When the Berlin Wall came down in November 1989, Poland already had its first non-communist prime minister. There had been "Round Table" talks between the government and Solidarnosc in the spring of 1989, and the first semi-democratic elections behind the Iron Curtain took place in Poland in June.
The high price of freedom
But this leadership role in the fight against communism came at a high price. On December 13, 1981, the dream of freedom had by the Poles a year before was dashed. The government imposed martial law, a state that continued until 1983, and dramatically restricted civil liberties. Some 10,000 dissidents were detained, and dozens were killed. Solidarnosc had to go underground and was not allowed to register again until 1989.
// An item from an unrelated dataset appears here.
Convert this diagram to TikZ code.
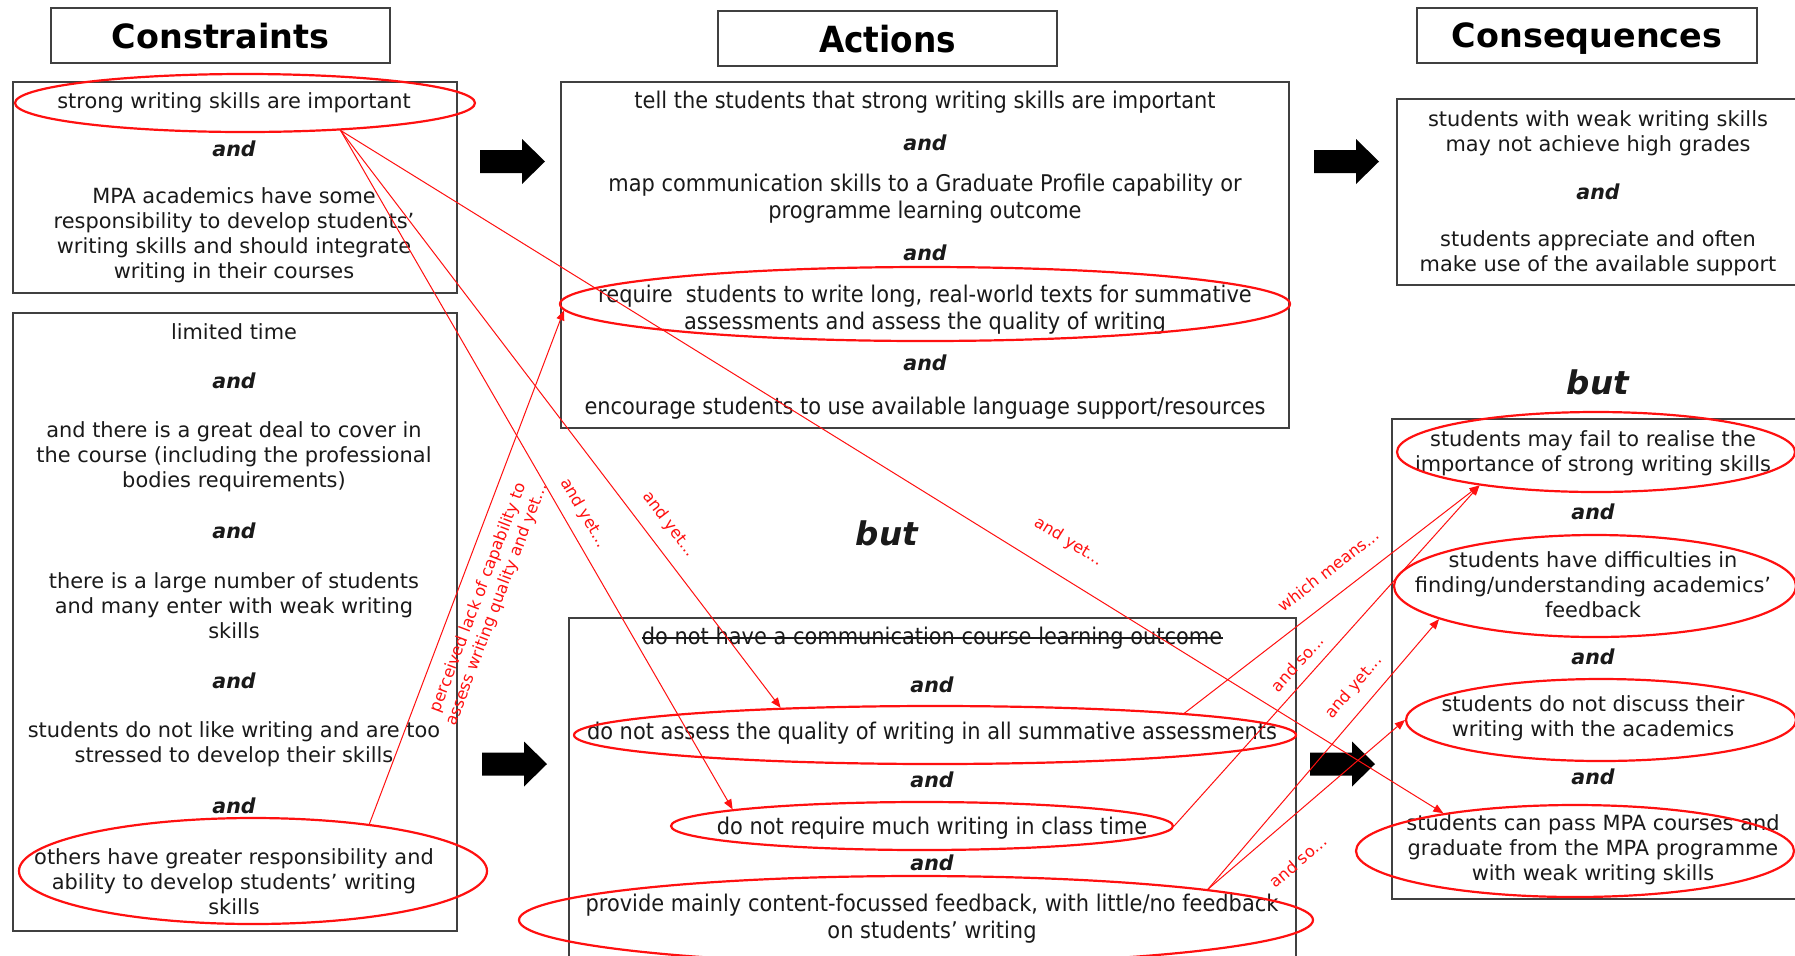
\documentclass[tikz,border=0pt]{standalone}
\usepackage{fontspec}
\setmainfont{DejaVu Sans}
\newfontfamily\narrowsans[FakeStretch=0.91]{DejaVu Sans}
\usetikzlibrary{shapes.geometric,arrows.meta}
\definecolor{boxline}{HTML}{404040}
\definecolor{ink}{HTML}{1A1A1A}
\definecolor{annot}{HTML}{FF1010}
\newcommand{\fBody}{\fontsize{10.45}{12.5}\selectfont}
\newcommand{\fAct}{\narrowsans\fontsize{11.5}{13.5}\selectfont}
\newcommand{\fAnd}{\fontsize{10.3}{12}\selectfont\bfseries\itshape}
\newcommand{\fTag}{\fontsize{8.1}{9.8}\selectfont}
\tikzset{
  boxframe/.style={draw=boxline, line width=0.65pt, inner sep=0pt},
  heading/.style={boxframe, text=black, font=\fontsize{16.7}{20}\selectfont\bfseries,
    minimum width=169.5pt, minimum height=27.5pt, text depth=0pt},
  txt/.style={align=center, text=ink, font=\fBody, inner sep=0pt},
  acttxt/.style={txt, font=\fAct},
  andword/.style={text=ink, font=\fAnd, inner sep=0pt},
  butword/.style={text=ink, font=\fontsize{16.3}{20}\selectfont\bfseries\itshape, inner sep=0pt},
  ring/.style={ellipse, draw=annot, line width=1.1pt, inner sep=0pt},
  link/.style={draw=annot, line width=0.5pt, -{Triangle[length=5pt,width=4pt]}},
  tag/.style={text=annot, font=\fTag, sloped, inner sep=0.5pt, align=center},
  blockarrow/.pic={\fill[black] (0,-11.5) -- (42,-11.5) -- (42,-22.5) -- (65,0)
    -- (42,22.5) -- (42,11.5) -- (0,11.5) -- cycle;}
}
\begin{document}
\begin{tikzpicture}[x=0.5pt, y=-0.5pt]
\useasboundingbox (0,0) rectangle (1795,955);
\fill[white] (0,0) rectangle (1795,955);

% column headings
\node[heading] (hCons) at (220.5,35.5) {Constraints};
\node[heading, font=\narrowsans\fontsize{18}{22}\selectfont\bfseries] (hAct) at (887.5,38.5) {Actions};
\node[heading, minimum width=170pt] (hConq) at (1587,35.5) {Consequences};

% frames
\node[boxframe, minimum width=222pt, minimum height=105.5pt] (cTop) at (235,187.5) {};
\node[boxframe, minimum width=222pt, minimum height=309pt] (cLow) at (235,622) {};
\node[boxframe, minimum width=364pt, minimum height=173pt] (aTop) at (925,255) {};
\node[boxframe, minimum width=363.5pt, minimum height=181pt] (aLow) at (932.5,799) {};
\node[boxframe, minimum width=201.5pt, minimum height=93pt] (qTop) at (1598.5,192) {};
\node[boxframe, minimum width=203pt, minimum height=240pt] (qLow) at (1595,659) {};

% constraints
\node[txt] (c1) at (234,103) {strong writing skills are important};
\node[andword] (c1and) at (234,149) {and};
\node[txt] (c2) at (234,235) {MPA academics have some\\responsibility to develop students’\\writing skills and should integrate\\writing in their courses};
\node[txt] (c3) at (234,332) {limited time};
\node[andword] (c3and) at (234,381) {and};
\node[txt] (c4) at (234,457) {and there is a great deal to cover in\\the course (including the professional\\bodies requirements)};
\node[andword] (c4and) at (234,531) {and};
\node[txt] (c5) at (234,606) {there is a large number of students\\and many enter with weak writing\\skills};
\node[andword] (c5and) at (234,681) {and};
\node[txt] (c6) at (234,744) {students do not like writing and are too\\stressed to develop their skills};
\node[andword] (c6and) at (234,806) {and};
\node[txt] (c7) at (234,882) {others have greater responsibility and\\ability to develop students’ writing\\skills};

% actions, upper group
\node[acttxt] (a1) at (925,102) {tell the students that strong writing skills are important};
\node[andword] (a1and) at (925,143) {and};
\node[acttxt] (a2) at (925,199) {map communication skills to a Graduate Profile capability or\\programme learning outcome};
\node[andword] (a2and) at (925,253) {and};
\node[acttxt] (a3) at (925,309.5) {require\ \ students to write long, real-world texts for summative\\assessments and assess the quality of writing};
\node[andword] (a3and) at (925,363) {and};
\node[acttxt] (a4) at (925,408) {encourage students to use available language support/resources};

% actions, lower group
\node[acttxt] (b0) at (932,638) {do not have a communication course learning outcome};
\draw[ink, line width=0.6pt] (b0.west) -- (b0.east);
\node[andword] (b0and) at (932,685) {and};
\node[acttxt] (b1) at (932,733) {do not assess the quality of writing in all summative assessments};
\node[andword] (b1and) at (932,780) {and};
\node[acttxt] (b2) at (932,828) {do not require much writing in class time};
\node[andword] (b2and) at (932,863) {and};
\node[acttxt] (b3) at (932,919) {provide mainly content-focussed feedback, with little/no feedback\\on students’ writing};

% consequences
\node[txt] (q1) at (1598,133) {students with weak writing skills\\may not achieve high grades};
\node[andword] (q1and) at (1598,192) {and};
\node[txt] (q2) at (1598,253) {students appreciate and often\\make use of the available support};
\node[butword] (qbut) at (1598,382) {but};
\node[txt] (q3) at (1593,453) {students may fail to realise the\\importance of strong writing skills};
\node[andword] (q3and) at (1593,512) {and};
\node[txt] (q4) at (1593,585) {students have difficulties in\\finding/understanding academics’\\feedback};
\node[andword] (q4and) at (1593,657) {and};
\node[txt] (q5) at (1593,718) {students do not discuss their\\writing with the academics};
\node[andword] (q5and) at (1593,777) {and};
\node[txt] (q6) at (1593,850) {students can pass MPA courses and\\graduate from the MPA programme\\with weak writing skills};

\node[butword] (abut) at (887,533) {but};

% block arrows between columns
\pic at (480,161.5) {blockarrow};
\pic at (1314,161.5) {blockarrow};
\pic at (482,764) {blockarrow};
\pic at (1310,764) {blockarrow};

% highlighted statements
\node[ring, minimum width=230pt, minimum height=29pt] (eStrong) at (245,103) {};
\node[ring, minimum width=234pt, minimum height=53pt] (eOthers) at (253,871) {};
\node[ring, minimum width=365pt, minimum height=37pt] (eRequire) at (925,304) {};
\node[ring, minimum width=361pt, minimum height=29pt] (eAssess) at (935,735) {};
\node[ring, minimum width=251pt, minimum height=24pt] (eClass) at (922,826) {};
\node[ring, minimum width=397pt, minimum height=44pt] (eProvide) at (916,920) {};
\node[ring, minimum width=199pt, minimum height=40pt] (eFail) at (1596,452) {};
\node[ring, minimum width=201pt, minimum height=51pt] (eDiff) at (1595,586) {};
\node[ring, minimum width=195pt, minimum height=41pt] (eDiscuss) at (1601,720) {};
\node[ring, minimum width=219pt, minimum height=46pt] (ePass) at (1575,851) {};

% reasoning links
\draw[link] (eStrong.-16) -- node[tag, pos=0.706, above=6.5pt] (t1) {and yet...} (eAssess.170);
\draw[link] (eStrong.-16) -- node[tag, pos=0.578, above=5pt] (t2) {and yet...} (eClass.175);
\draw[link] (eStrong.-16) -- node[tag, pos=0.644, above=12pt] (t3) {and yet...} (ePass.164);
\draw[link] (eOthers.22.5) -- node[tag, pos=0.456, below=6.4pt] (t4) {perceived lack of capability to\\assess writing quality and yet...} (eRequire.181.5);
\draw[link] (eAssess.5) -- node[tag, pos=0.54, above=8.7pt] (t5) {which means...} (eFail.196);
\draw[link] (eClass.0) -- node[tag, pos=0.445, above=4.5pt] (t6) {and so...} (eFail.196);
\draw[link] (eProvide.6) -- node[tag, pos=0.699, above=5.5pt] (t7) {and yet...} (eDiff.192);
\draw[link] (eProvide.6) -- node[tag, pos=0.333, below=15pt] (t8) {and so...} (eDiscuss.180);
\end{tikzpicture}
\end{document}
The situation in Poland at the time provoked very mixed reactions from Western countries. The then German chancellor, Helmut Schmidt of the center-left Social Democrats (SPD), saw martial law in the neighboring country as a stabilizing factor. But the USA and Britain both condemned its imposition. The anti-communist opposition in Poland received a boost from Norway in 1983, when Walesa, in prison at the time, received the Nobel Peace Prize.
The fall of the Iron Curtain - Poland
The democracy movement associated with the independent trade union Solidarnosc has now become a founding myth of present-day Poland. When Prime Minister Mateusz Morawiecki says that "today's Poland has grown from Solidarnosc," he is speaking for all Poles, regardless of their political orientation. That is because Solidarnosc brought together people from many different parts of the political spectrum, from right to left.
And it is precisely because of this that it is often a bone of contention among present-day Polish politicians. "Many people have the right to see themselves as continuing the tradition of Solidarnosc, but what we are seeing in Poland at the moment is that representatives of the right-wing, the PiS (Law and Justice Party) government, claim that they are the only ones qualified to carry out its legacy," says Peter Oliver Loew.
Hero or traitor?
In the almost five years since the national-conservative Law and Justice party has been in power, those people from Solidarnosc who are politically in line with the government are held up as heroes at official ceremonies and cultural events. Walesa, who was Poland's president from 1990 to 1995, is not one of them; he has often sharply criticized the anti-liberal policies of the PiS government.
Walesa is a thorn in the flesh of the PiS. In government-friendly media, he has been mostly depicted as an agent of the communist Security Service, a secret police and intelligence agency along the lines of the East German Stasi and the Soviet KGB.
In 2015, documents were found pointing to his collaboration with the former secret police. Walesa is said to have been pushed into this collaboration in 1970 when he was arrested with some 130 other workers during anti-government protests in Gdansk. But by the end of the 1970s, before he joined the opposition movement, his contacts to the communist secret service had ended.
The debate on whether Walesa was a hero or a traitor, and whether his later achievements canceled out his guilt, still divides Poland. This year's commemorations of the foundation of Solidarnosc will be overshadowed by the dispute as they are every year.